Request ▸
Below, locate the line that contains "Reproduce this chart with Plotly.". Repeat exactly from that line to the line that contains "return centers, edges[1] - edges[0]", inclusive, leaving out the pictures.

------------------------------------------------------------------------

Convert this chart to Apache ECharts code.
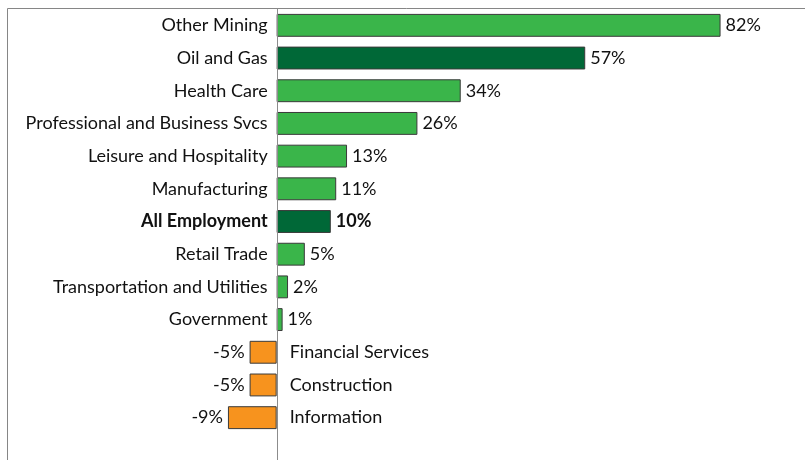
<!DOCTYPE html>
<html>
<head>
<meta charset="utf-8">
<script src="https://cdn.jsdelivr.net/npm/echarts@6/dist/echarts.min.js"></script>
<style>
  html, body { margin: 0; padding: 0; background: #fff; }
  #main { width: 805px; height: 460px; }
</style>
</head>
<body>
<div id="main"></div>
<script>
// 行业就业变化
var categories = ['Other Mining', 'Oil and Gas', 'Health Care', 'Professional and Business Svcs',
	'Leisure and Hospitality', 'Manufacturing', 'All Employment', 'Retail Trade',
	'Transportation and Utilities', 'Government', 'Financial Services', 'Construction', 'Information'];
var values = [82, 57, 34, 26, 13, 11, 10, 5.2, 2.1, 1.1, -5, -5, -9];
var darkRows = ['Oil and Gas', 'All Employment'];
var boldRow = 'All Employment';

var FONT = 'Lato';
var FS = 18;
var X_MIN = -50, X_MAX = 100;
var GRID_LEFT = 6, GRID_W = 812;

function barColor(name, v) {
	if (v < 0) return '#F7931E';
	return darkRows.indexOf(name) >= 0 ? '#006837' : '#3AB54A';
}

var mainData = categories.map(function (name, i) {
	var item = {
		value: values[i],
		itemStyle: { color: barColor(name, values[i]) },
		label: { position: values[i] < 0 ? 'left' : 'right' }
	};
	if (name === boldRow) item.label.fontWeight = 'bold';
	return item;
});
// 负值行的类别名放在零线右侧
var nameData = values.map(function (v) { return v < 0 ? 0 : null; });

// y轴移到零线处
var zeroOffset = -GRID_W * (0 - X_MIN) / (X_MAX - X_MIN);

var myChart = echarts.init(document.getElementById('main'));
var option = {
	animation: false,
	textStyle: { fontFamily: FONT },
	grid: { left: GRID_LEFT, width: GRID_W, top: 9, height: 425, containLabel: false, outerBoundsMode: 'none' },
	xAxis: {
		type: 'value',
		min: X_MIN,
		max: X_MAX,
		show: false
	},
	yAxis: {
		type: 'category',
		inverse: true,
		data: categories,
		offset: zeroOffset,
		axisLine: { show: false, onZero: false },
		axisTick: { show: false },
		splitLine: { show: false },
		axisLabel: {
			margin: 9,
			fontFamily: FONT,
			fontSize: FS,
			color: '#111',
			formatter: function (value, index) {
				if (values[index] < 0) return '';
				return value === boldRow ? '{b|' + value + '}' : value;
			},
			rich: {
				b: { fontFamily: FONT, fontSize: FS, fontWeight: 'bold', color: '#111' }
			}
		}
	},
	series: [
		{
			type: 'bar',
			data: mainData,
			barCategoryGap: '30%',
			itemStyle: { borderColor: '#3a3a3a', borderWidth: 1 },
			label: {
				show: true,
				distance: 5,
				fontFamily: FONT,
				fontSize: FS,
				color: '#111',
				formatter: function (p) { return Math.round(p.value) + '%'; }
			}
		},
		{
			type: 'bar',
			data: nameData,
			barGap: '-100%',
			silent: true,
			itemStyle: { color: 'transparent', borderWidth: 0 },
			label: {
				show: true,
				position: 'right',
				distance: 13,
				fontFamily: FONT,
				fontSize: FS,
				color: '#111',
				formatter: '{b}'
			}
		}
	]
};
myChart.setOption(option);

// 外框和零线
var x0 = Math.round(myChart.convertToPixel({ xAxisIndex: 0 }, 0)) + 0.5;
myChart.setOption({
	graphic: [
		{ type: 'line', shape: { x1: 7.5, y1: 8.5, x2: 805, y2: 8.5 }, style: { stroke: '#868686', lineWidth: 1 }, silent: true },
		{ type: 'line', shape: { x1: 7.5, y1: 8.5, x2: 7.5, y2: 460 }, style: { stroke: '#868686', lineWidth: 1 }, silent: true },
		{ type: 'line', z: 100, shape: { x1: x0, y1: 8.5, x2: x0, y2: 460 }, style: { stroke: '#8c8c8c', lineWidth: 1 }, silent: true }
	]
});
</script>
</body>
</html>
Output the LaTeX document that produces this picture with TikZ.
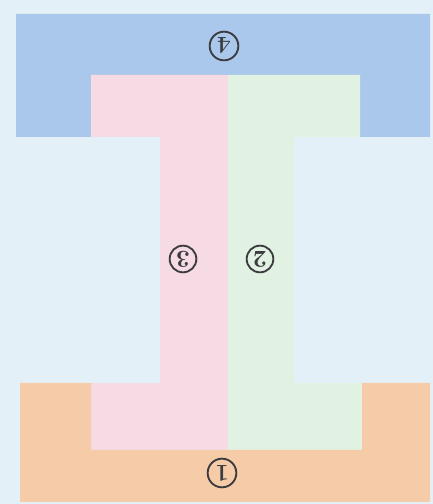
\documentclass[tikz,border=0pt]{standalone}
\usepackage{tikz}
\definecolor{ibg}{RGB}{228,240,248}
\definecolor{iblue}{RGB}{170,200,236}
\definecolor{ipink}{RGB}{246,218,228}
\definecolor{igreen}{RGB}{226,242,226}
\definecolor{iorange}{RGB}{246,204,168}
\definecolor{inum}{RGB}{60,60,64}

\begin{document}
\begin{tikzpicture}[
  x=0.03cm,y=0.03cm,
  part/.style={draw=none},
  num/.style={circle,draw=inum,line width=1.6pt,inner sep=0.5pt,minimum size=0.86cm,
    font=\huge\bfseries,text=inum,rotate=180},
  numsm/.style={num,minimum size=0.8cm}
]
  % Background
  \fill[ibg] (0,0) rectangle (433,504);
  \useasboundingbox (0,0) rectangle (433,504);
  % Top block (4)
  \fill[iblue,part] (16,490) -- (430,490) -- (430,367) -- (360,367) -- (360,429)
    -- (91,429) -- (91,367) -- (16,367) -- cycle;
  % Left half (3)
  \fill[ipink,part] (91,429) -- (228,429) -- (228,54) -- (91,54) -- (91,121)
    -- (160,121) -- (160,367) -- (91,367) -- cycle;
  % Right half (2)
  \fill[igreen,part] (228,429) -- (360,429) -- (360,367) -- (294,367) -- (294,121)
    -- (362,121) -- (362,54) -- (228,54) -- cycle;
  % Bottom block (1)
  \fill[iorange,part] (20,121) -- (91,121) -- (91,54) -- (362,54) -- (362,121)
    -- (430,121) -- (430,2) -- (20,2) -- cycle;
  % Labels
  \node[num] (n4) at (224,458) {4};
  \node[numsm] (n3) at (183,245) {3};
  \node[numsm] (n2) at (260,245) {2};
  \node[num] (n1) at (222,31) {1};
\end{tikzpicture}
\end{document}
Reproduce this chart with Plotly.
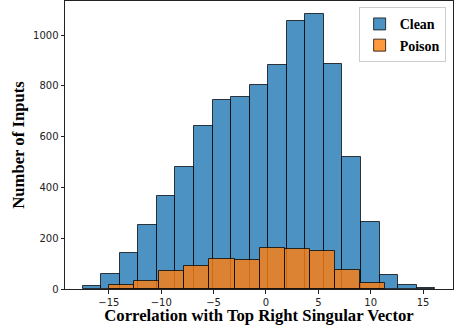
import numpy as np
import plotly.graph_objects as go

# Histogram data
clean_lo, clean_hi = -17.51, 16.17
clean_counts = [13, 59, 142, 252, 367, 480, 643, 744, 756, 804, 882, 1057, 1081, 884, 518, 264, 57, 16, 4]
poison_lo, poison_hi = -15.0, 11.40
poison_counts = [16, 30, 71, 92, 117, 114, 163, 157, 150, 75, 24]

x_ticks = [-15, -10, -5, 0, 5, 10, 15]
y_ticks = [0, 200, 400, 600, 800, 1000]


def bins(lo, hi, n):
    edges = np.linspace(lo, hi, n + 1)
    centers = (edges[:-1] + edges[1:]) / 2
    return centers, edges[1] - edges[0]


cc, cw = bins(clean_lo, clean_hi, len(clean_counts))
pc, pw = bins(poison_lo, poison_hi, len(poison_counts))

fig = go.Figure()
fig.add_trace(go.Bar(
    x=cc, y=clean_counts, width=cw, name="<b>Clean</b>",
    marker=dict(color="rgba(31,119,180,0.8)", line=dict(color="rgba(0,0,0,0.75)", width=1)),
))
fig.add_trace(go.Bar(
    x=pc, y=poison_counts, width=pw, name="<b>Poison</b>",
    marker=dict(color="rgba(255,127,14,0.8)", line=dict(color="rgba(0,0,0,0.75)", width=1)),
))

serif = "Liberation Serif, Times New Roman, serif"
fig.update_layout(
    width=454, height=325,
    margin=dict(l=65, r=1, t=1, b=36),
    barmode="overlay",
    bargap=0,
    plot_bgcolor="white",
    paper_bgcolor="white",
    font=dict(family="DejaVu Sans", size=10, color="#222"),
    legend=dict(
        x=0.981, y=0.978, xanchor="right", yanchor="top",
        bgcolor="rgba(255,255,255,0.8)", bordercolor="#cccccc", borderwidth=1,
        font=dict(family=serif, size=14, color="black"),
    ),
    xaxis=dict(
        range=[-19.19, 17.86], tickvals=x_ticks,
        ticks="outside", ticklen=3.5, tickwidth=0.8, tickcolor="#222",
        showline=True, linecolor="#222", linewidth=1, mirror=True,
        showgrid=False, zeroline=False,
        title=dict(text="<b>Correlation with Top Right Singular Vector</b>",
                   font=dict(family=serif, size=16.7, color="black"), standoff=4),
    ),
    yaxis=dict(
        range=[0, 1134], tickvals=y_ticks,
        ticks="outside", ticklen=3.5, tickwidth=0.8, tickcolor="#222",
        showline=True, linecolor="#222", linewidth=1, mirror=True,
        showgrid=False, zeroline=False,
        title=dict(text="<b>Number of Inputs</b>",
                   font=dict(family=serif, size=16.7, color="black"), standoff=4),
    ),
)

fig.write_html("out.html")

------------------------------------------------------------------------

Result for this task ▸
Reproduce this chart with Plotly.
import numpy as np
import plotly.graph_objects as go

# Histogram data
clean_lo, clean_hi = -17.51, 16.17
clean_counts = [13, 59, 142, 252, 367, 480, 643, 744, 756, 804, 882, 1057, 1081, 884, 518, 264, 57, 16, 4]
poison_lo, poison_hi = -15.0, 11.40
poison_counts = [16, 30, 71, 92, 117, 114, 163, 157, 150, 75, 24]

x_ticks = [-15, -10, -5, 0, 5, 10, 15]
y_ticks = [0, 200, 400, 600, 800, 1000]


def bins(lo, hi, n):
    edges = np.linspace(lo, hi, n + 1)
    centers = (edges[:-1] + edges[1:]) / 2
    return centers, edges[1] - edges[0]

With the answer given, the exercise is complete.